桃枝目線でざっとおさらいすると、この物語の発端は、桃枝が体調を崩したことにある。昔は主婦として家庭を支えていた桃枝は重い更年期症状を抱えており、一週間寝たきりなんてこともあるような辛い日々を過ごしている。
体調を崩した当初は夫が休職して支えてくれた。復職した今も、日頃の料理やら家事やらは夫が担当していてくれている。病院の送り迎えなどの関係で、一人娘の都は実家に戻り、正社員ではなく時間制契約社員を選んでくれた。でも。
彼氏もできて楽しそうだけど、将来についてきちんと考えているのだろうか。そもそもわたしの病気はよくなるのか。夫との老後はどうなるのか。心配は尽きない。
体調を崩すと、世界の見え方が変わってしまう
価値観が変にぐらついたのは、体調を崩してからだ。山本文緒著「自転しながら公転する」(新潮社)より引用
安定してきて病院に一人で行けそう、と思ったらまた寝込んでしまったり、たまに少しマシになって友人と食事に行っても、突然のホットフラッシュや情緒不安定に襲われて涙してしまうなど、一進一退を繰り返す病状には辟易している。家族も同じ思いと思うと心が痛む。

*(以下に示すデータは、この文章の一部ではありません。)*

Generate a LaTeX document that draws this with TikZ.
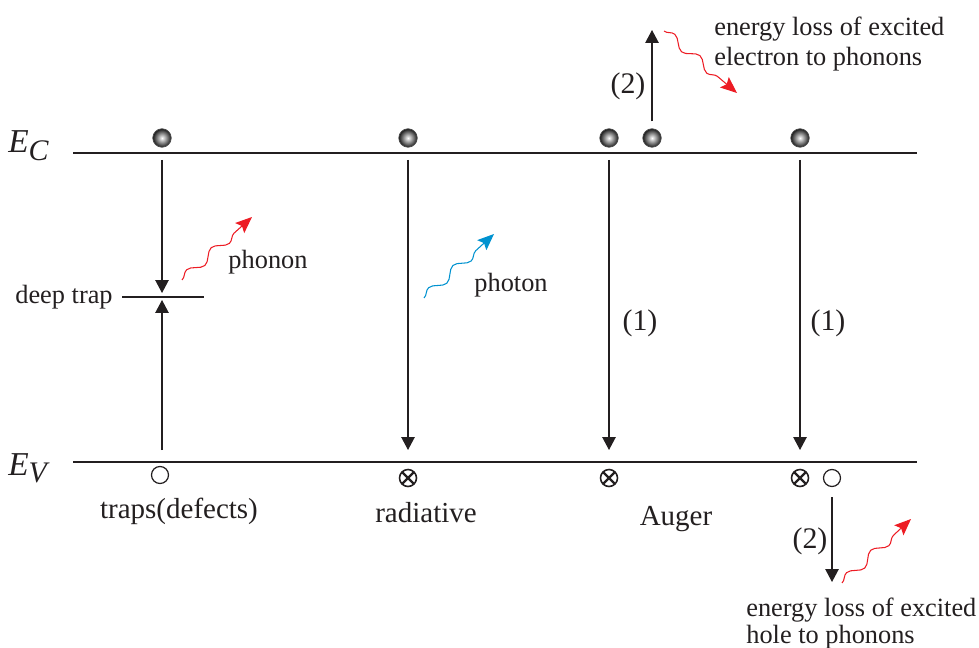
\documentclass[tikz,border=0pt]{standalone}
\usepackage{fontspec}
\setmainfont{Liberation Serif}
\usetikzlibrary{arrows.meta,decorations.pathmorphing,positioning}
\definecolor{LineGray}{RGB}{35,31,32}
\definecolor{PhononRed}{RGB}{237,28,36}
\definecolor{PhotonBlue}{RGB}{0,146,208}
\tikzset{
  level/.style={draw=LineGray,line width=1pt},
  band/.style={font=\fontsize{19}{19}\selectfont\itshape,text=LineGray,inner sep=0pt},
  elec/.style={circle,inner sep=0pt,minimum size=0.37cm,draw=black!70,
               inner color=white,outer color=black!90},
  hole/.style={circle,draw=LineGray,line width=0.7pt,inner sep=0pt,minimum size=0.34cm},
  xhole/.style={hole,line width=0.9pt,path picture={\draw[LineGray,line width=1.3pt]
               (path picture bounding box.north west)--(path picture bounding box.south east)
               (path picture bounding box.north east)--(path picture bounding box.south west);}},
  arr/.style={-{Triangle[length=0.26cm,width=0.27cm]},draw=LineGray,line width=0.7pt},
  wave/.style={decorate,decoration={snake,amplitude=0.09cm,segment length=0.66cm,post length=0.36cm},
               line width=0.6pt,-{Stealth[length=0.33cm,width=0.27cm,inset=0.06cm]}},
  lbl/.style={font=\fontsize{15}{17}\selectfont,text=LineGray,inner sep=0pt},
  captxt/.style={font=\fontsize{16.5}{18}\selectfont,text=LineGray,inner sep=0pt},
  num/.style={font=\fontsize{17}{18}\selectfont,text=LineGray,inner sep=0pt},
}
\begin{document}
\begin{tikzpicture}[x=0.02cm,y=-0.02cm]
\useasboundingbox (0,0) rectangle (979,648);
% band edges
\draw[level] (73,153) coordinate (ecL) -- (917,153) coordinate (ecR);
\draw[level] (73,462) coordinate (evL) -- (917,462) coordinate (evR);
\node[band,anchor=base west] (EC) at (8,153) {E\raisebox{-4.5pt}{\fontsize{17}{17}\selectfont C}};
\node[band,anchor=base west] (EV) at (8,475) {E\raisebox{-4pt}{\fontsize{17}{17}\selectfont V}};
% points on the bands
\coordinate (cT) at (162,153); \coordinate (vT) at (162,462);
\coordinate (cR) at (408,153); \coordinate (vR) at (408,462);
\coordinate (cA) at (609,153); \coordinate (vA) at (609,462);
\coordinate (cB) at (800,153); \coordinate (vB) at (800,462);
% electrons
\node[elec] (eT) at (162,138) {};
\node[elec] (eR) at (408,138) {};
\node[elec] (eA) at (609,138) {};
\node[elec] (eA2) at (652,138) {};
\node[elec] (eB) at (800,138) {};
% holes
\node[hole] (hT) at (160,475) {};
\node[xhole] (hR) at (408,478) {};
\node[xhole] (hA) at (609,478) {};
\node[xhole] (hB) at (800,478) {};
\node[hole] (hB2) at (832,478) {};
% deep trap
\draw[level,line width=0.8pt] (122,297) -- (204,297);
\coordinate (trap) at (162,297);
\node[lbl,anchor=east] (dt) at (113,297) {deep trap};
% transitions
\draw[arr,shorten <=0.14cm,shorten >=0.08cm] (cT) -- (trap);
\draw[arr,shorten <=0.24cm,shorten >=0.06cm] (vT) -- (trap);
\draw[arr,shorten <=0.14cm,shorten >=0.24cm] (cR) -- (vR);
\draw[arr,shorten <=0.14cm,shorten >=0.24cm] (cA) -- (vA);
\draw[arr,shorten <=0.14cm,shorten >=0.24cm] (cB) -- (vB);
\coordinate (up2) at (652,30);
\coordinate (dn2) at (832,582);
\draw[arr,shorten <=0.14cm] (eA2) -- (up2);
\draw[arr,shorten <=0.2cm] (hB2) -- (dn2);
% emitted phonons and photon
\coordinate (phS) at (182,280); \coordinate (phE) at (252,217);
\coordinate (ptS) at (424,298); \coordinate (ptE) at (494,234);
\coordinate (elS) at (664,31);  \coordinate (elE) at (737,93);
\coordinate (hlS) at (842,583); \coordinate (hlE) at (911,519);
\draw[wave,PhononRed] (phS) -- (phE);
\draw[wave,PhotonBlue] (ptS) -- (ptE);
\draw[wave,PhononRed] (elS) -- (elE);
\draw[wave,PhononRed] (hlS) -- (hlE);
% labels
\node[lbl,anchor=base] (phn) at (268,269) {phonon};
\node[lbl,anchor=base] (pht) at (511,292) {photon};
\node[num,anchor=base] (n1a) at (640,330) {(1)};
\node[num,anchor=base] (n1b) at (828,330) {(1)};
\node[num,anchor=base] (n2a) at (628,94) {(2)};
\node[num,anchor=base] (n2b) at (810,548) {(2)};
\node[captxt,anchor=base] (trp) at (179,518) {traps(defects)};
\node[captxt,anchor=base] (rad) at (426,522) {radiative};
\node[captxt,anchor=base] (aug) at (676,525) {Auger};
\node[lbl,anchor=north west,align=left] (elo) at (714,17) {energy loss of excited\\electron to phonons};
\node[lbl,anchor=north west,align=left,font=\fontsize{15}{15}\selectfont] (hlo) at (746,598) {energy loss of excited\\hole to phonons};
\end{tikzpicture}
\end{document}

夫は辛い時、休職して支えてくれた。いまは残業しない部署に異動してまで家のことを引き受けてくれている、のに。娘は正社員で働いていた会社を辞めて、アウトレットモールで非正規社員になってまで送り迎えしてくれている、のに。
自分のコントロールできない病状に苛立ち、次第に心が卑屈になっていく。
…こんな状況になったら、わたしもきっとそうなるだろう。人に心配や負担をかけること、自由を奪うことに、途方もない罪悪感を感じる。
大きな病が人を変えてしまうのは、その人がもともとそういう人だったんじゃなくて、病気が価値観をゆがませて、そういう行動を誘発してしまうからなんだよな。
身の回りの人のためにもそんなことはしたくない。しかし揺らがない心でいられるだろうか…そんなことを考えながら読み進めると、転調する。
夫の限界に、妻は点検し、思考する。
ある日、夫が倒れた。ここで彼女は我に返る。
夫を見て、娘を見て、友人の言葉を聞いて、一歩引いた目で価値観を見直したときに見えてきた。渦中にいる時には見えない、少し離れてみないとわからない今の自分の状況。
過去に考えた幸せの価値観にしがみついて、いまの環境との歪みができているのではないか。
この歪みをなんとかしようともがいた結果、無理が生じて病気を招くのではないか。
桃枝は夫に任せきりだった家計の点検を始める。思ったより少ない貯蓄に、横ばいの給料に驚きを隠せない。でも、夫はそれでも踏ん張って耐えていた。
夫に対してどこか甘えがあった自分を直視した。無理が生じた原因は、自分たちの古い幸せの価値観にあると考え、思考を重ねる。夫の話し合いも重ねて、自分たちの人生をリサイズする決意を固める。
この気づきと決意に、わたしは心掴まれた。病気っていうのは、自分の思い描いたものと、自分自身のいまの環境のひずみなんだ。すべてじゃないけど、これが原因なこともたくさんあると思う。
そして身体が悲鳴をあげたら、生活を点検して練り直す。人生をリサイズしていく。桃枝と夫のように、いくつになっても方向転換できる柔軟さと、弱い自分を受け入れる謙虚さを持ちたい。
生活をダウンサイジングする勇気
人それぞれとはいいつつも、人生とはより高みへ進み続けなければいけないと思っているところがあった。必ずしも繁栄し続けたり、発展を目指し続けなくていいのだ。
世間で「一般」とくくられている人生のロールモデルは今は夢の如しの高みだ。自分サイズの生活は、SNSでも本でもなく、自分にしか分からない。いろんな情報は参考程度に、自分で考えて、ときには大切な人と話して試す。その繰り返しで自分のサイズが実感できる。
日頃の自分たちに無理がなくて、老後の心配が少ない生活に。ときにはダウンサイジングもありだと桃枝をみていて自然とそう思った。
人間はいくつになっても変われるものだな。両親は生存戦略を練り直したんだな。
山本文緒著「自転しながら公転する」(新潮社)より引用
親の報告を一歩引いて見つめる娘の目は、思いのほか優しい。
実写ドラマ化、楽しみにしています!!
12月14日(木)、21日(木)、28日(木)のいずれも23時59分から。